* REQUEST: All of the listing below must be repeated word for word. Pictures are the only thing to omit.

>> start SUPPLIED MATERIAL

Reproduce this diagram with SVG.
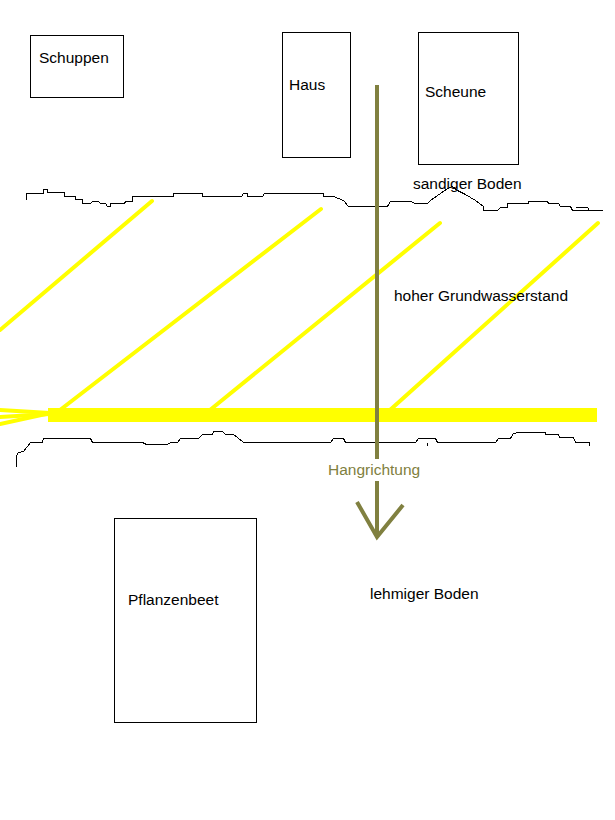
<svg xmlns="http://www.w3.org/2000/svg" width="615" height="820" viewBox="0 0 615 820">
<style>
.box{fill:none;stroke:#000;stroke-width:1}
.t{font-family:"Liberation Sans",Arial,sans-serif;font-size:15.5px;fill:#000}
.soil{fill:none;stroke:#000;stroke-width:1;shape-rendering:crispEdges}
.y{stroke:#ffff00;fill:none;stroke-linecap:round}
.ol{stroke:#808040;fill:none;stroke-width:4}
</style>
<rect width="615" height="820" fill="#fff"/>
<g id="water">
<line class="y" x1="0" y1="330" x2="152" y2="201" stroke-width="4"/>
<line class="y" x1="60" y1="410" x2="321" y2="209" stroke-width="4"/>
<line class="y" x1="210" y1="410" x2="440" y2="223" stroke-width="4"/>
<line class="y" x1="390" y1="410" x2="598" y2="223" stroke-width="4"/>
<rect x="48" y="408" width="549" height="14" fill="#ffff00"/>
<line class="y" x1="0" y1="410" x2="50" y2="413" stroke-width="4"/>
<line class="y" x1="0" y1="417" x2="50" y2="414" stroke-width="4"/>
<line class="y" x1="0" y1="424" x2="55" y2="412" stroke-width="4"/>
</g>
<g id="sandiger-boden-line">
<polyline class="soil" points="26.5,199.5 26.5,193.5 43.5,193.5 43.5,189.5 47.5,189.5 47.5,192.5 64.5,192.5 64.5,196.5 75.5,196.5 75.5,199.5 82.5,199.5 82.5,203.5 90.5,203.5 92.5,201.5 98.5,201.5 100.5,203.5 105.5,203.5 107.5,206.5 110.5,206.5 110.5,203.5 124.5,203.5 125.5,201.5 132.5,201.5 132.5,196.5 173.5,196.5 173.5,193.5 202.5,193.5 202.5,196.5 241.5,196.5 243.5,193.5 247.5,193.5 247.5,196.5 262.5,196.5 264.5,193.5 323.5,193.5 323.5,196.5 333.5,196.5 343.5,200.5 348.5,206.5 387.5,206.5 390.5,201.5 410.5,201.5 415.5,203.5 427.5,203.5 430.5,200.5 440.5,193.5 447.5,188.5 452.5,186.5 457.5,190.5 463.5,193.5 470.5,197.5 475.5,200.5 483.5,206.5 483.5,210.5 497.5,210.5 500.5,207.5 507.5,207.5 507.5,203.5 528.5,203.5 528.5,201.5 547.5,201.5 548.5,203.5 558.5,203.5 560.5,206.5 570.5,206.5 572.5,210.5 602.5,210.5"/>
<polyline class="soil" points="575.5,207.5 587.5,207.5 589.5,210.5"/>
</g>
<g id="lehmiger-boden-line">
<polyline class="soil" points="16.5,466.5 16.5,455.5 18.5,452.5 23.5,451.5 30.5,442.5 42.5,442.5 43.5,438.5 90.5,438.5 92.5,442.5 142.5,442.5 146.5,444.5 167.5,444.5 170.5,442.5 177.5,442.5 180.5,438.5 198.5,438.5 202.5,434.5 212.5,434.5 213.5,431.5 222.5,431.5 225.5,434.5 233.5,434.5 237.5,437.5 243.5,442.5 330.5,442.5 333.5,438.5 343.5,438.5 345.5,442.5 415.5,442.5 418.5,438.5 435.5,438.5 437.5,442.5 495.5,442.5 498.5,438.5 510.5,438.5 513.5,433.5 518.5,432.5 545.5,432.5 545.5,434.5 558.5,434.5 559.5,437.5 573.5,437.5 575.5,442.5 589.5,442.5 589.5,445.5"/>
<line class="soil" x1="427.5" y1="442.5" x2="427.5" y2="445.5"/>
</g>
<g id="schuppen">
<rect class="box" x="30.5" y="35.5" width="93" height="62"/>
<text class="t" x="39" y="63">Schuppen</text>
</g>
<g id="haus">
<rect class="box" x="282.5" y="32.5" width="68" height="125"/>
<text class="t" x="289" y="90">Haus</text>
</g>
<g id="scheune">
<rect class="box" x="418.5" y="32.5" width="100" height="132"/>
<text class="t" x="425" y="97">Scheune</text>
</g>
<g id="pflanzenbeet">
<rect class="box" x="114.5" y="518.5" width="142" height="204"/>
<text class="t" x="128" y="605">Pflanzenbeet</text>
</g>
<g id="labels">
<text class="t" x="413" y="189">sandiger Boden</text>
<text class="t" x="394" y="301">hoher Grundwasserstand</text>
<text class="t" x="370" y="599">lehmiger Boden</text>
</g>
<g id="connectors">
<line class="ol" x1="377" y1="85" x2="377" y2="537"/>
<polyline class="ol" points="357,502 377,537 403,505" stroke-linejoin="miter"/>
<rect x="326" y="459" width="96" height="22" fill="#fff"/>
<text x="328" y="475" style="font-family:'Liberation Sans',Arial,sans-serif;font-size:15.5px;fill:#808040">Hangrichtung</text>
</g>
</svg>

>> end SUPPLIED MATERIAL

* WRITTEN SOLUTION:
Reproduce this diagram with SVG.
<svg xmlns="http://www.w3.org/2000/svg" width="615" height="820" viewBox="0 0 615 820">
<style>
.box{fill:none;stroke:#000;stroke-width:1}
.t{font-family:"Liberation Sans",Arial,sans-serif;font-size:15.5px;fill:#000}
.soil{fill:none;stroke:#000;stroke-width:1;shape-rendering:crispEdges}
.y{stroke:#ffff00;fill:none;stroke-linecap:round}
.ol{stroke:#808040;fill:none;stroke-width:4}
</style>
<rect width="615" height="820" fill="#fff"/>
<g id="water">
<line class="y" x1="0" y1="330" x2="152" y2="201" stroke-width="4"/>
<line class="y" x1="60" y1="410" x2="321" y2="209" stroke-width="4"/>
<line class="y" x1="210" y1="410" x2="440" y2="223" stroke-width="4"/>
<line class="y" x1="390" y1="410" x2="598" y2="223" stroke-width="4"/>
<rect x="48" y="408" width="549" height="14" fill="#ffff00"/>
<line class="y" x1="0" y1="410" x2="50" y2="413" stroke-width="4"/>
<line class="y" x1="0" y1="417" x2="50" y2="414" stroke-width="4"/>
<line class="y" x1="0" y1="424" x2="55" y2="412" stroke-width="4"/>
</g>
<g id="sandiger-boden-line">
<polyline class="soil" points="26.5,199.5 26.5,193.5 43.5,193.5 43.5,189.5 47.5,189.5 47.5,192.5 64.5,192.5 64.5,196.5 75.5,196.5 75.5,199.5 82.5,199.5 82.5,203.5 90.5,203.5 92.5,201.5 98.5,201.5 100.5,203.5 105.5,203.5 107.5,206.5 110.5,206.5 110.5,203.5 124.5,203.5 125.5,201.5 132.5,201.5 132.5,196.5 173.5,196.5 173.5,193.5 202.5,193.5 202.5,196.5 241.5,196.5 243.5,193.5 247.5,193.5 247.5,196.5 262.5,196.5 264.5,193.5 323.5,193.5 323.5,196.5 333.5,196.5 343.5,200.5 348.5,206.5 387.5,206.5 390.5,201.5 410.5,201.5 415.5,203.5 427.5,203.5 430.5,200.5 440.5,193.5 447.5,188.5 452.5,186.5 457.5,190.5 463.5,193.5 470.5,197.5 475.5,200.5 483.5,206.5 483.5,210.5 497.5,210.5 500.5,207.5 507.5,207.5 507.5,203.5 528.5,203.5 528.5,201.5 547.5,201.5 548.5,203.5 558.5,203.5 560.5,206.5 570.5,206.5 572.5,210.5 602.5,210.5"/>
<polyline class="soil" points="575.5,207.5 587.5,207.5 589.5,210.5"/>
</g>
<g id="lehmiger-boden-line">
<polyline class="soil" points="16.5,466.5 16.5,455.5 18.5,452.5 23.5,451.5 30.5,442.5 42.5,442.5 43.5,438.5 90.5,438.5 92.5,442.5 142.5,442.5 146.5,444.5 167.5,444.5 170.5,442.5 177.5,442.5 180.5,438.5 198.5,438.5 202.5,434.5 212.5,434.5 213.5,431.5 222.5,431.5 225.5,434.5 233.5,434.5 237.5,437.5 243.5,442.5 330.5,442.5 333.5,438.5 343.5,438.5 345.5,442.5 415.5,442.5 418.5,438.5 435.5,438.5 437.5,442.5 495.5,442.5 498.5,438.5 510.5,438.5 513.5,433.5 518.5,432.5 545.5,432.5 545.5,434.5 558.5,434.5 559.5,437.5 573.5,437.5 575.5,442.5 589.5,442.5 589.5,445.5"/>
<line class="soil" x1="427.5" y1="442.5" x2="427.5" y2="445.5"/>
</g>
<g id="schuppen">
<rect class="box" x="30.5" y="35.5" width="93" height="62"/>
<text class="t" x="39" y="63">Schuppen</text>
</g>
<g id="haus">
<rect class="box" x="282.5" y="32.5" width="68" height="125"/>
<text class="t" x="289" y="90">Haus</text>
</g>
<g id="scheune">
<rect class="box" x="418.5" y="32.5" width="100" height="132"/>
<text class="t" x="425" y="97">Scheune</text>
</g>
<g id="pflanzenbeet">
<rect class="box" x="114.5" y="518.5" width="142" height="204"/>
<text class="t" x="128" y="605">Pflanzenbeet</text>
</g>
<g id="labels">
<text class="t" x="413" y="189">sandiger Boden</text>
<text class="t" x="394" y="301">hoher Grundwasserstand</text>
<text class="t" x="370" y="599">lehmiger Boden</text>
</g>
<g id="connectors">
<line class="ol" x1="377" y1="85" x2="377" y2="537"/>
<polyline class="ol" points="357,502 377,537 403,505" stroke-linejoin="miter"/>
<rect x="326" y="459" width="96" height="22" fill="#fff"/>
<text x="328" y="475" style="font-family:'Liberation Sans',Arial,sans-serif;font-size:15.5px;fill:#808040">Hangrichtung</text>
</g>
</svg>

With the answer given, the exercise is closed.